Presidential hopeful Lt Gen Henry Tumukunde has said he was imprisoned by the establishment due to his divergent views and urged opposition to unite as the country prepares for the 2021 general elections.
“I was continually denied access to my family, legal team, doctors and advisors. I was essentially a prisoner of conscience, imprisoned because of my difference in political opinion with the establishment,” said Tumukunde.
“It is not by coincidence that my arrest and subsequent imprisonment happened just eight days after my declaration to contest for the presidency of this nation,” he added in a statement issued on Saturday.
Tumukunde was in March arrested from his private office in Kololo, Kampala, over his remarks urging Rwanda to cause regime change in Uganda.
While appearing on a television talk show in Kampala, Tumukunde appeared to ask for support from Rwanda.
“If I was Rwanda, I would support people who want to cause change in Uganda,” said Tumukunde.
The eyebrow-raising comments came at a time Uganda’s relations with Rwanda were at their lowest.
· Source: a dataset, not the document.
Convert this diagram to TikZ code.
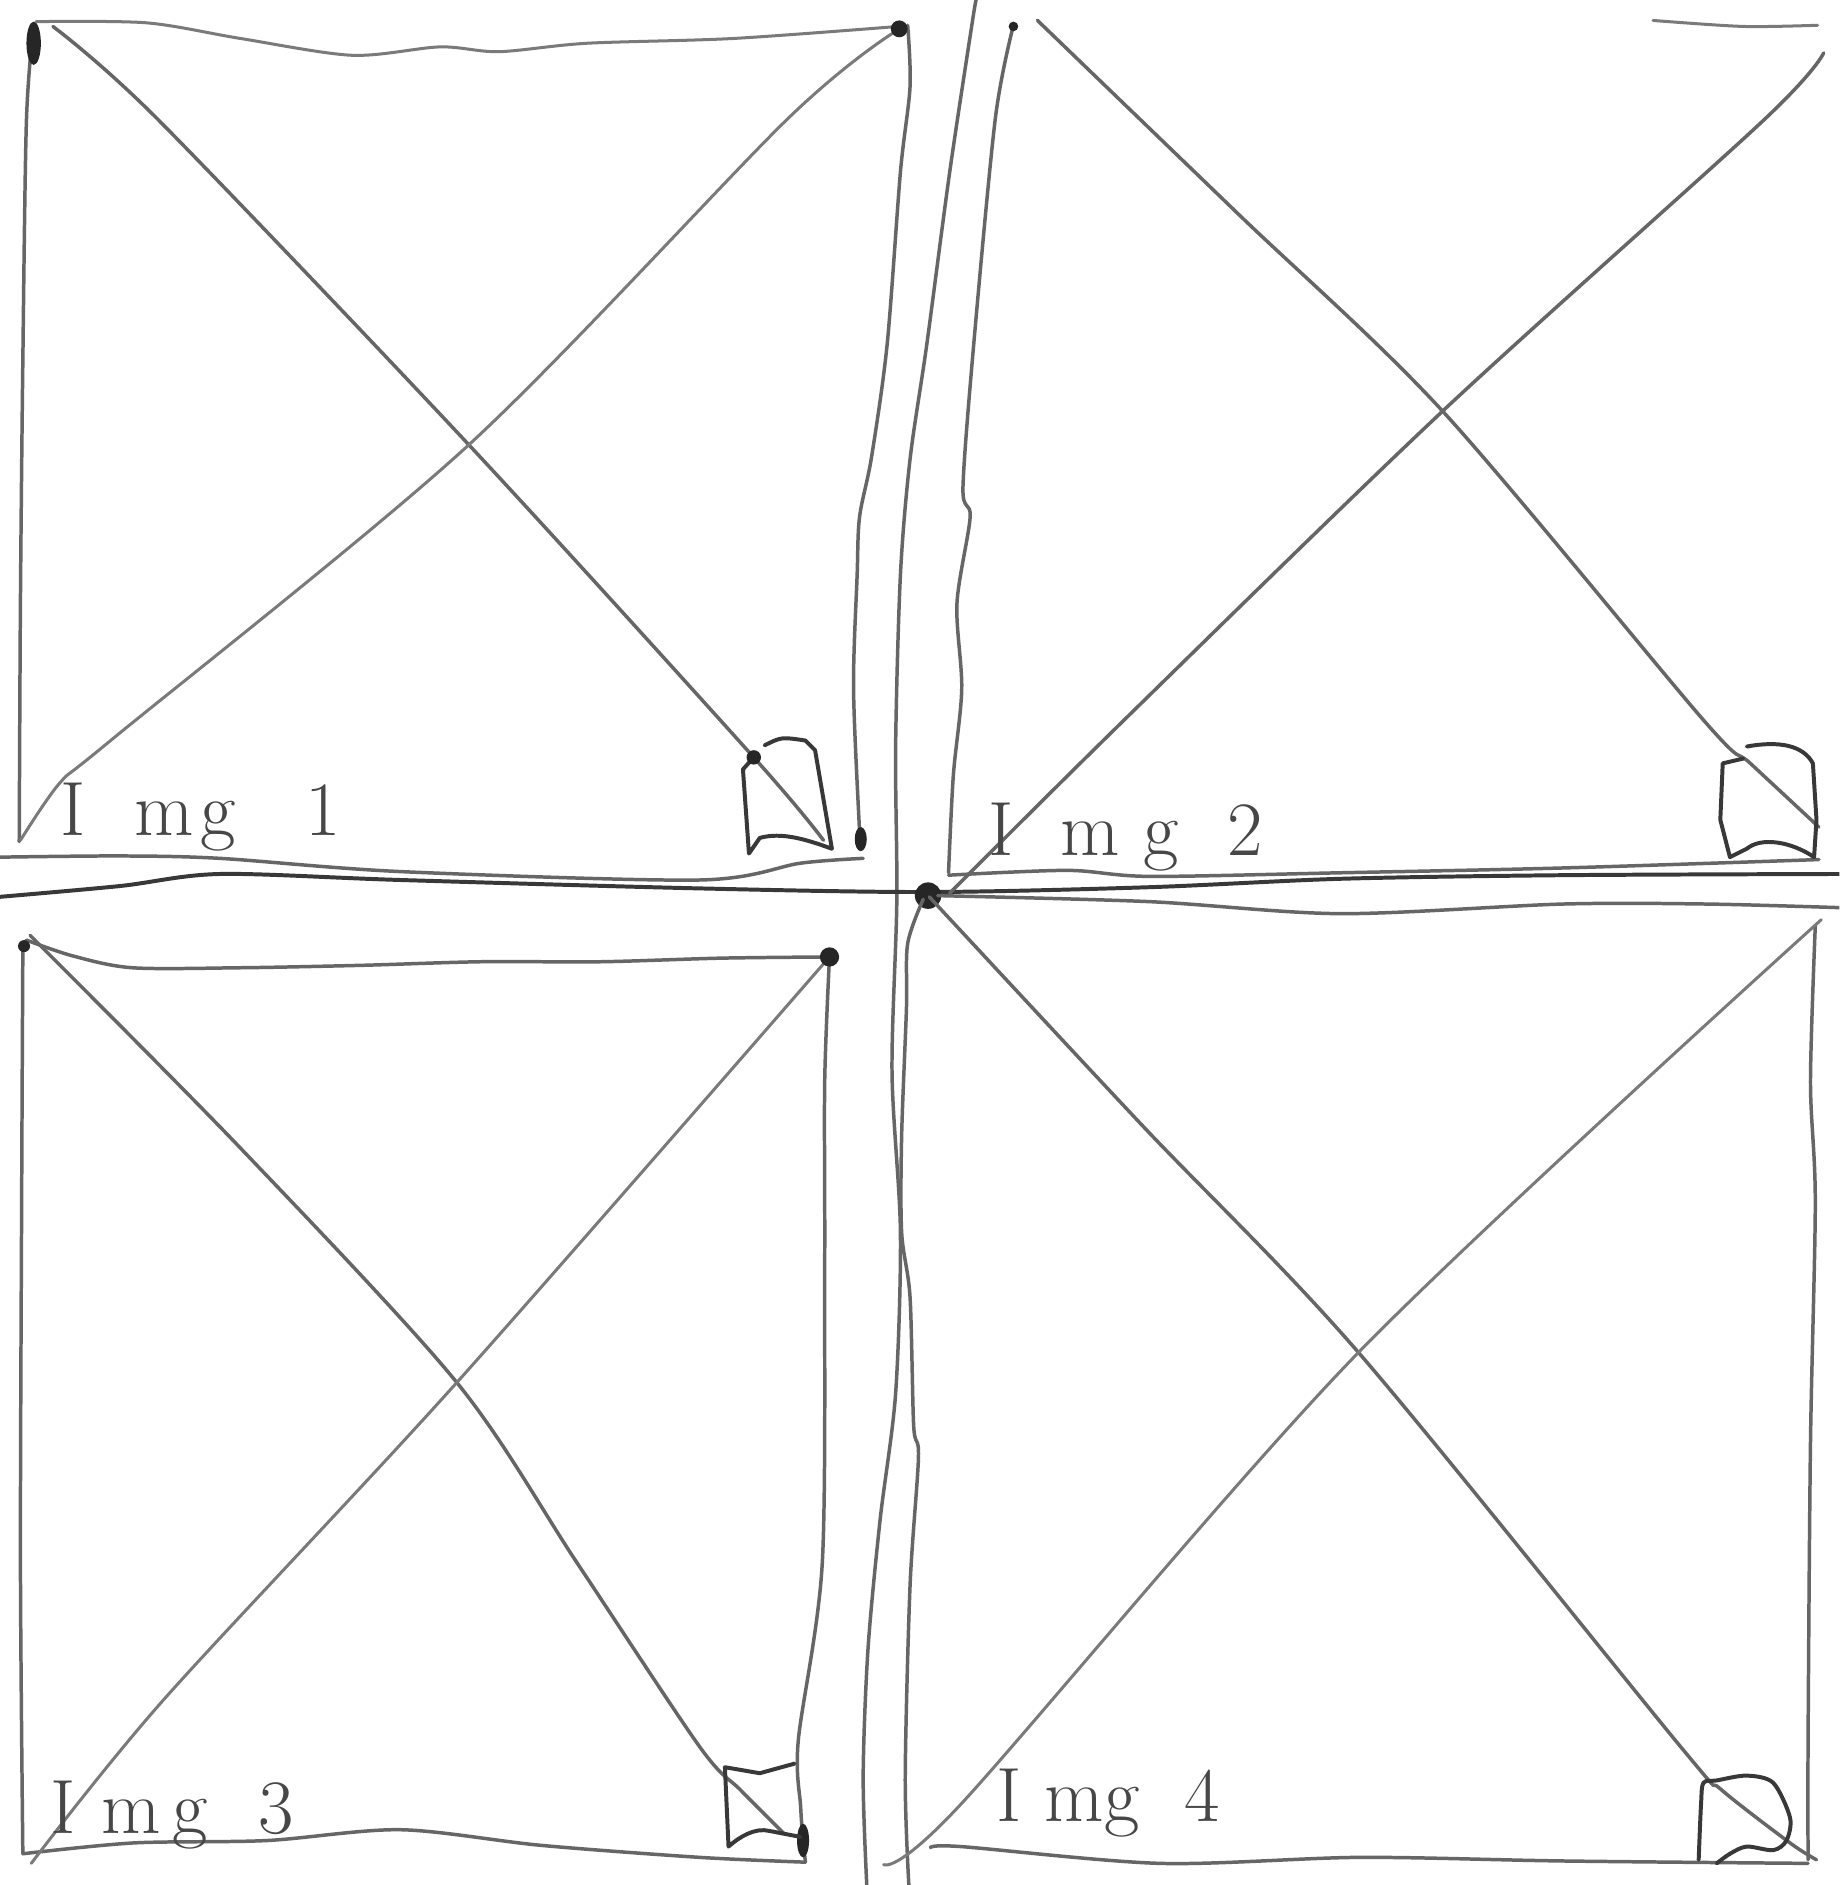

Both countries were teetering on the edge of an all-out military conflict.
Tumukunde’s remarks were condemned by several high profile Ugandan officials.
“This is the most reckless statement I have heard from anybody running for President,” said Uganda’s envoy to United Nations, Adonia Ayebare.
“Inviting a foreign country to interfere in our politics, which is in contravention with the UN charter and other regional protocols?” he wondered.
In his statement today, the former spy master also narrated his ordeal while he was under confinement in Luzira maximum prison.
Tumukunde was granted bail on 11 May 2020 after 59 days in jail.
Tumukunde, who is still battling treason charges, said his “imprisonment is a price that I have paid for offering myself for leadership of this country. A price that many others have paid and continue to pay for having alternative views as we attempt to achieve true democracy, rule of law, economic transformation for all and a peaceful political transition. I extend an open invitation to all Ugandans to join in the struggle for this unprecedented peaceful change.”
Tumukunde also called for an alliance of the political opposition to force Museveni out of power.
“I would like to send a message to members of the opposition including those in the ruling party with alternative views that all we suffer can be ended through a united front to achieve change in this country. I wish to remind you that we are six months away from scheduled general elections of 2021,” said Tumukunde.
However, Tumukunde has a long way to go to convince the opposition to trust him considering he is a former spy.
Secondly, some of the president’s harsh critics have since quietly returned to the ruling party.
Tumukunde had fallen out with Museveni in the early 2000s only to return in 2016 as the president’s chief campaign manager.
The General said “it matters that all of us take special judicial notice that it is strictly a short time to objectively sort out the issues that stand before us especially the obstacles that deny us a levelled ground to contest and win these coming elections.”